Louise au Couvent St-Alphonse se partage souvent la première place de sa classe en compagnie de Louise Loignon et de Huguette Lagueux. Papa aime bien que ses enfants aient de bonnes notes. Il promet de nous donner un dollar à chaque fois que l'un de nous arrive au premier rang. Louise a eu son dollar régulièrement ces dernières années et moi je demeure pauvre comme Job...Pour me stimuler, il me dit qu'il me donnera cinq dollars si j'arrive le premier de ma classe. Durant toute l'année, je n'atteints jamais le sommet. Lors des examens de fin d'année, sans que je me sois forcé plus que d'habitude, je termine le premier de ma classe et le premier des trois classes de cinquième. Papa me donne le billet de cinq dollars promis et il m'avise que dorénavant j'aurai la même somme que Louise, soit un dollar. Je ne le sais pas encore, mais c'est la dernière année que je fréquente le Collège-de-la-Salle. Dans l'annuaire du Collège, il y a la photo de ma classe à la page 47 troisième rangée, la photo de la chorale «Les Chanteurs de la Salle» à la page 40 deuxième rangée, et la photo des enfants de choeur à la page 45.

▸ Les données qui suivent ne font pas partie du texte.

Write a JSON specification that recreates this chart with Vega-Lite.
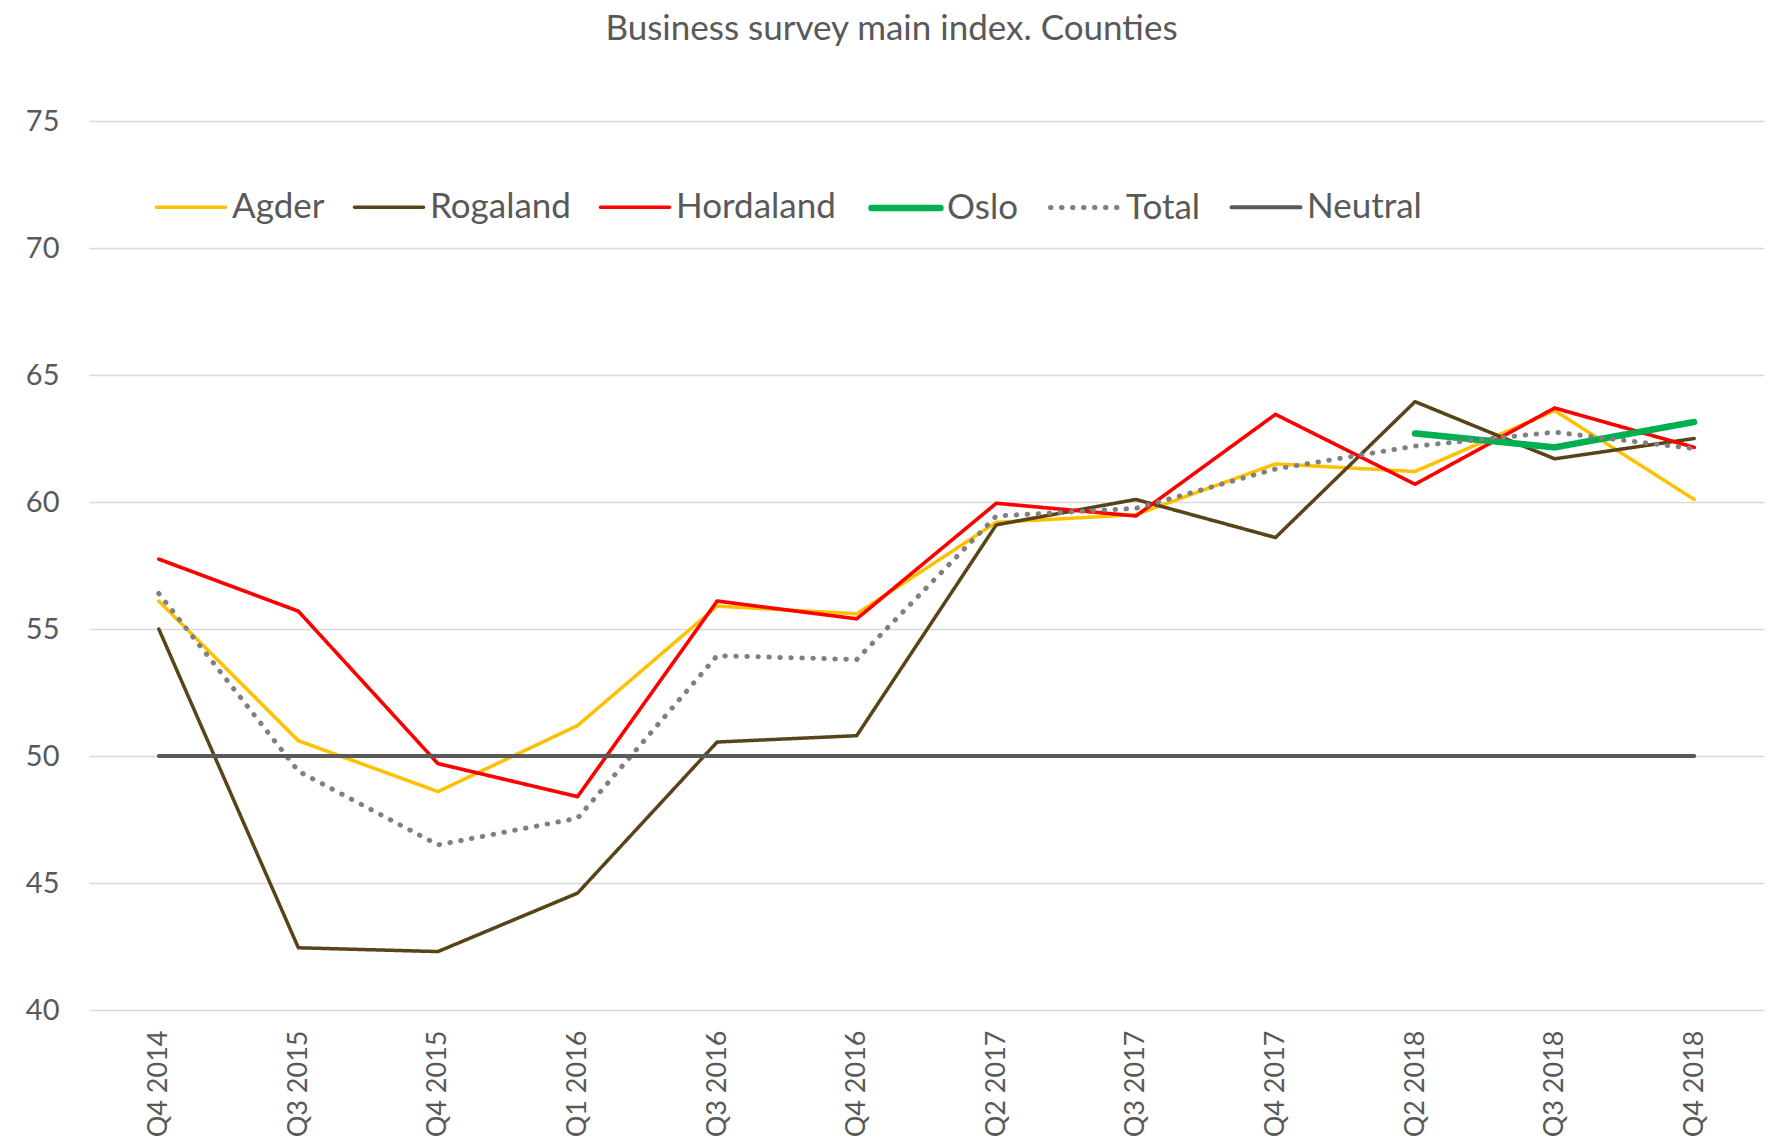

Devant tant de talents (!), papa, sûrement conseillé par oncle Nelson, m'inscrit à l'École Presbytérale de Thetford. Cette école est située au deuxième étage de l'École Anglaise «Quirion Business School», devenue le Comptoir Familial de Thetford, sur la rue de La Fabrique. Il y a deux degrés, l'élément français et l'élément latin. Habituellement, les élèves doivent avoir complété au moins leur sixième année pour y accéder, mais oncle Nelson a dû faire une vente pour que je sois admis. Il y a un professeur, Monsieur Léo-Paul Racine qui enseigne le français, les mathématiques, le latin etc. Pour la religion, c'est un vicaire de la Paroisse Saint-Alphonse qui vient nous donner le cours. Parfois c'est l'abbé Gérard Poulin qui se présente ou l'abbé Robert Mercier. Un de mes compagnons de classe s'appelle Jean-Claude Gamache et souvent l'après-midi, au retour de l'école, nous faisons route ensemble. Partant de la rue de La Fabrique, nous tournons sur la rue Dumais ; lorsqu'il y a quelqu'un qui est exposé au Salon Jos Lavallières & Fils, Jean-Claude me demande d'entrer avec lui dans le salon. Nous nous agenouillons devant le cercueil, Jean-Claude passe la main sur la tombe et me dit «c'est un vrai beau cercueil». Il a l'étoffe de croque-mort même à cette époque !

Après ces deux années passées à l'École Presbytérale, les élèves peuvent commencer le cours classique en Syntaxe. La majorité des étudiants choisissent d'aller au Collège de Lévis. Pour ma part je suis devenu pensionnaire au Petit Séminaire de Québec.